Businesses across the globe are ever so slightly more optimistic about their country’s economic outlook going into the new year, research by Grant Thornton highlights. Particularly India and Ireland remain optimistic. Concern about China’s economy has been tempered slightly, boosting the outlook of businesses in neighbouring countries. The UK is Europe’s second most optimistic country, following from strong export, talent and investment figures.
Grant Thornton recently released its International Business Report (IBR) for Q4 2015. As part of the report, the consulting firm explores the business confidence expressed by businesses in 36 countries across the globe. The research shows that global optimism about the world economy has remained relatively flat over the year 2015. Just over a third (35%) of businesses was optimistic about the world economy over the coming 12 months in Q4 2014, which has increased slightly to 36% in Q4 2015.
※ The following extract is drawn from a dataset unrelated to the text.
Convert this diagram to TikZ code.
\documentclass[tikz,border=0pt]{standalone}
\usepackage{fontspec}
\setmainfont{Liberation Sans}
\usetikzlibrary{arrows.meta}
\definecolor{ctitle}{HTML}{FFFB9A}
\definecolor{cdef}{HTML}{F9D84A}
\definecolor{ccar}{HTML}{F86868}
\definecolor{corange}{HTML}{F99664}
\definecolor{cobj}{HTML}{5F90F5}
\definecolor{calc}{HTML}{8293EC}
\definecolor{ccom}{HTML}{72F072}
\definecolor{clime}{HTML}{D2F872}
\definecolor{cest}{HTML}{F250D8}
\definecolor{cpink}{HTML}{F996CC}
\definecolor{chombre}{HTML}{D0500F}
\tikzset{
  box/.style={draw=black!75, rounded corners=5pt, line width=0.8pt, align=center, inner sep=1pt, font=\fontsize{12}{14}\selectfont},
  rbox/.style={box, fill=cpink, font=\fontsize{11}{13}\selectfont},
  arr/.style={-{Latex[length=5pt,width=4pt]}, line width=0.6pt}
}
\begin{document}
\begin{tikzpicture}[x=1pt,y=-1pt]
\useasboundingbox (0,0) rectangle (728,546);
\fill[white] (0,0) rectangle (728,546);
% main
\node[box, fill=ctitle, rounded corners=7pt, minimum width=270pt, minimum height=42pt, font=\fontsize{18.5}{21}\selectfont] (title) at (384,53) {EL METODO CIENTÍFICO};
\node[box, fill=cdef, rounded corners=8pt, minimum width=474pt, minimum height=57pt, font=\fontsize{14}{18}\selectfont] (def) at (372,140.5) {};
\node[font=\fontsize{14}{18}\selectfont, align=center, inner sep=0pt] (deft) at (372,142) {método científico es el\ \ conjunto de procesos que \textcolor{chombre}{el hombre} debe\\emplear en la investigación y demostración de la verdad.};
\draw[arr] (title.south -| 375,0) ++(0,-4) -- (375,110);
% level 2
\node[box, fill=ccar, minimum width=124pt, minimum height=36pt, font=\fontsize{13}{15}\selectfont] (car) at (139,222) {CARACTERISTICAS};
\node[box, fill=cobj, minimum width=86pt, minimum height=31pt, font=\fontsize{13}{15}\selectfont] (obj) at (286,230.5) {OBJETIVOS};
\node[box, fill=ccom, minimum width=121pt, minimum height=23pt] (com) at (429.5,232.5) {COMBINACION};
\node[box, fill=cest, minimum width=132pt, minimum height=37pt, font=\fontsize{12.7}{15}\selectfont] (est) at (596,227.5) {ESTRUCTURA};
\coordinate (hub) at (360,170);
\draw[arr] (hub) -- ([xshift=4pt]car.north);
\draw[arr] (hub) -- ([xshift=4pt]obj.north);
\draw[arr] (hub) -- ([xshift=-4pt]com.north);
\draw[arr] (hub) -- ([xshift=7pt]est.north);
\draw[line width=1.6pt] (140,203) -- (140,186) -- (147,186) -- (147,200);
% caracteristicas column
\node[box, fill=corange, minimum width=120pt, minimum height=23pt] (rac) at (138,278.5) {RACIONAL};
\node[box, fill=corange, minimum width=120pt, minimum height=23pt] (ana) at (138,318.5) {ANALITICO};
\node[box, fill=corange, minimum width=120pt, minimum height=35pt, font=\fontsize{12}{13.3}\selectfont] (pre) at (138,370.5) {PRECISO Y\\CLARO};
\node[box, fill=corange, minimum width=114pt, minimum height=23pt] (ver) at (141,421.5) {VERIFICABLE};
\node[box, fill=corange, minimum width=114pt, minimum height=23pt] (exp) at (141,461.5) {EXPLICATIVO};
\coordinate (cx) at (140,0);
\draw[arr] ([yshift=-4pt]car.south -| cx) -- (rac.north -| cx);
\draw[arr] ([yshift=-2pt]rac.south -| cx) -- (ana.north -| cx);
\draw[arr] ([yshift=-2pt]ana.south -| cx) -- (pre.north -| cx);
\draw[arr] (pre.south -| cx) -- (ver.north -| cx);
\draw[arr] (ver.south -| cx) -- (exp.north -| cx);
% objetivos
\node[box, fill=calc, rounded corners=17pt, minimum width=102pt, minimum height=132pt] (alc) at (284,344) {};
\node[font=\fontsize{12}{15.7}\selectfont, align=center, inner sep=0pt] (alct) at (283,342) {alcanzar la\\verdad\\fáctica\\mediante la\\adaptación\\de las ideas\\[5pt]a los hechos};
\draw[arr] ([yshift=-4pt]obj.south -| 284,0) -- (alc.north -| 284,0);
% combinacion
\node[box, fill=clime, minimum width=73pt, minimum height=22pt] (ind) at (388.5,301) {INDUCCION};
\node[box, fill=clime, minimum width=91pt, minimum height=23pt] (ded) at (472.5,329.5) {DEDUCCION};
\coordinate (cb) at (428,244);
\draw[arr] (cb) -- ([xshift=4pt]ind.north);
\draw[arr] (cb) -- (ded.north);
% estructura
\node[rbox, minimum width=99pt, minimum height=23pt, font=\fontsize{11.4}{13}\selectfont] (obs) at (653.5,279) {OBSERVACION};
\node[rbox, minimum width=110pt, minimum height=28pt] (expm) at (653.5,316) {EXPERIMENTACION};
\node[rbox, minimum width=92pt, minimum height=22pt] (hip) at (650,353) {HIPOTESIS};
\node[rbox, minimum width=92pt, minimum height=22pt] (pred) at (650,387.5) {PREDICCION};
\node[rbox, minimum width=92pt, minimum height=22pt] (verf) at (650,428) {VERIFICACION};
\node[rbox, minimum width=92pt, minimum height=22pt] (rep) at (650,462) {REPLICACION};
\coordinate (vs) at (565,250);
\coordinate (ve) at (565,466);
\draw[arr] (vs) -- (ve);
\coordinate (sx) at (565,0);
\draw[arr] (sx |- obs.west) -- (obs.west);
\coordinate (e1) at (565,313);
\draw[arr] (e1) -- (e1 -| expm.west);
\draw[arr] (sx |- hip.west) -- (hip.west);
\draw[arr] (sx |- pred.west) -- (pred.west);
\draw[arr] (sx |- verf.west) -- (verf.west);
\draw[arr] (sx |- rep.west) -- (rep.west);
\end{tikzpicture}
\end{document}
When comparing regions, it shows that the US has seen a significant decrease in confidence, falling from 74% in Q3 to 50% in Q4. Latin America on the other hand has seen business optimism across the whole increase slightly, up from 11% to 18% in Q4. Argentina, putting its financial troubles behind it, has seen its optimism rocket to 68% – the highest since 2011.
According to the firm’s research, many of the world’s regions are going into 2016 with an air of optimism. The fear of China’s slowdown impacting local players has been tempered, while the country itself is more optimistic about its outlook – increasing from 26% to 36% in Q4. Indonesian businesses are considerably more optimistic (36% to 56%), while Malaysia (-28% to -14%) and Thailand (-8% to 4%), which have taken bigger hits to confidence, have eased. The APAC countries businesses have shown considerable improvement to their economic expectations, up from 20% to 31% in Q4. India is the region’s most optimistic country, at 89% of those surveyed.
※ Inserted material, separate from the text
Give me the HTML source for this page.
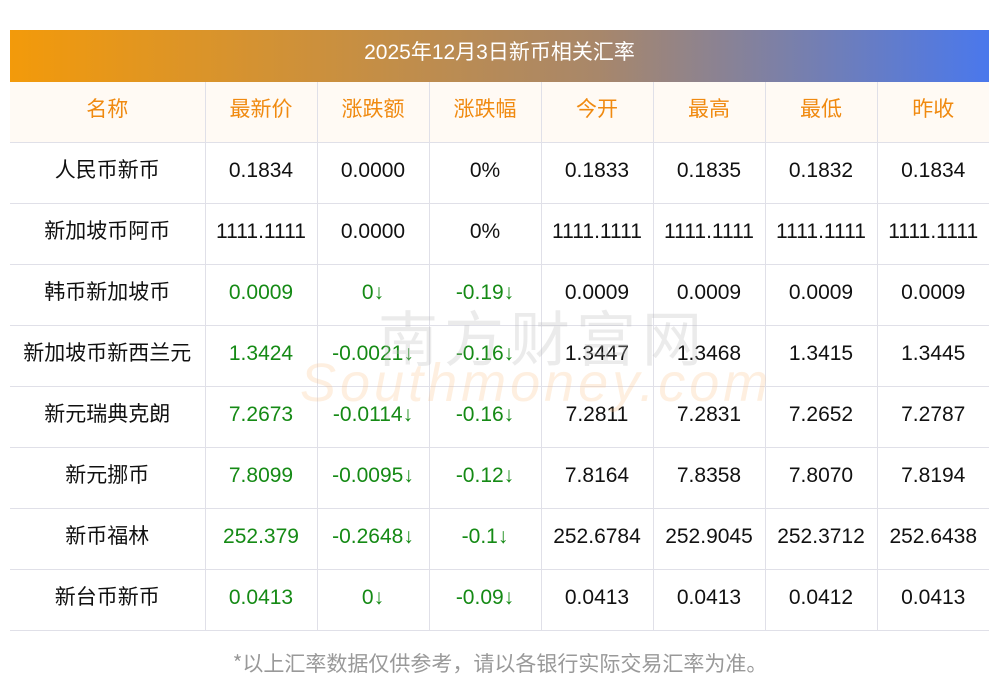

For the first time since the financial crisis stable reigns across Europe, where, on average, 38% of businesses surveyed are optimistic about their economy over the next 12 months. This is a consistent number compared to Q3 and Q1 of 2015.
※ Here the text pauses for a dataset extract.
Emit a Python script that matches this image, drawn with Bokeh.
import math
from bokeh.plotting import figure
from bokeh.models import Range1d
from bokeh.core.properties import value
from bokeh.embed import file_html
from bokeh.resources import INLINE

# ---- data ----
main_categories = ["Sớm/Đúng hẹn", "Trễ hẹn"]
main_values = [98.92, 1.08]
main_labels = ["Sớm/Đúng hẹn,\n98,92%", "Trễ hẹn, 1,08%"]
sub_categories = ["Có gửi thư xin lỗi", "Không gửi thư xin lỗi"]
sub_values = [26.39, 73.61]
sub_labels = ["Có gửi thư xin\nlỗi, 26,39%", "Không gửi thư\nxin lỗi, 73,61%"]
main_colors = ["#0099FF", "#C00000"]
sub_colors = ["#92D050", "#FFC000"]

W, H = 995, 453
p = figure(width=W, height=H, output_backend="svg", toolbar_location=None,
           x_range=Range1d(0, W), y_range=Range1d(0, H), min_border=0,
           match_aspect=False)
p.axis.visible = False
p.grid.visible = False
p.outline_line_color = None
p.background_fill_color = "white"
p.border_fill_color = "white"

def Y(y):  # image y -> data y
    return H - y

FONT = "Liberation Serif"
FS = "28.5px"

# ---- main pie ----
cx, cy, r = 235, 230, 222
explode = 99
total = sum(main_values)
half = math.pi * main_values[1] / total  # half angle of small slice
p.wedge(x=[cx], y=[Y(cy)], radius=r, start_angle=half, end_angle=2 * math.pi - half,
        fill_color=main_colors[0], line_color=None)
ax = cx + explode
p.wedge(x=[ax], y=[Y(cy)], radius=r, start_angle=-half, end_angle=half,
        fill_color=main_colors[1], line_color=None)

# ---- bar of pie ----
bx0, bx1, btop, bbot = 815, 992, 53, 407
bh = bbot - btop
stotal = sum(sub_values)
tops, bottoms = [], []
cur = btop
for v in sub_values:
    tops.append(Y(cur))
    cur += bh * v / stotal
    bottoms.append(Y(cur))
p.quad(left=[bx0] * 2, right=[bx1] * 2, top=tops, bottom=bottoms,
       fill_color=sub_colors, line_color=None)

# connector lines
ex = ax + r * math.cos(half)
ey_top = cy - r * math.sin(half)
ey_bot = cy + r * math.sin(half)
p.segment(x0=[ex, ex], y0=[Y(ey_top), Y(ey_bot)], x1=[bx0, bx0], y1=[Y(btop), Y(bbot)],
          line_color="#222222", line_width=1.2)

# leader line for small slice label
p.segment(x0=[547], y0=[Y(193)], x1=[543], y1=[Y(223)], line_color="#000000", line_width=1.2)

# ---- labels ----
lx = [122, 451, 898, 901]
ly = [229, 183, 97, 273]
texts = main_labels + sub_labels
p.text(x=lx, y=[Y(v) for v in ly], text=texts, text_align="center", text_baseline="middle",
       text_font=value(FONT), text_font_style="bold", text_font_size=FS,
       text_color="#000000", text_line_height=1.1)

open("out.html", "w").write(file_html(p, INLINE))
“The resilience in the EU business community is remarkable when you consider the potential social and political flashpoints. The migrant crisis is yet to be resolved, and the threat of terrorism remains very real, while one of its leading members could vote to leave this year,” comments Ed Nusbaum, Global CEO at Grant Thornton. “Yet businesses are shrugging that off and thinking longer-term. Investment in R&D is set to rise and while challenges remain, economies like the UK, Ireland and Spain exemplify the broad based optimism across the continent.”
The UK businesses assessment of the economy is the second most positive in Europe, coming in at 73%; only Ireland does better at 88%. The UK has been trending upwards recently, with optimism up 6% since Q3. The optimism is buoyed by a number of factors, including export prospects increasing 11% to 23%, while profitability expectations rose 22% to 63%. The need to innovate has trickled down to UK businesses, with an 8% jump in R&D budgets up to 25%. There are also fewer businesses concerned about the availability of talent. One fifth (21%) sees this as a constraint compared to 31% in Q3, and those expecting to increase employment are up by 8% to 40%. The country’s businesses are also the least concerned about global economic uncertainty in the coming year.
Robert Hannah, Chief Operating Officer at Grant Thornton UK, comments: “In many ways, the UK’s optimism is testament to the newfound resilience of our economy in light of the myriad challenges it's faced over recent years. Whilst major socio-economic issues such as the migrant crisis, questions over our relationship with the EU and matters of national and international security remain unresolved, UK businesses are successfully calibrating to the volatile, uncertain, complex and ambiguous (‘VUCA’) global business environment.”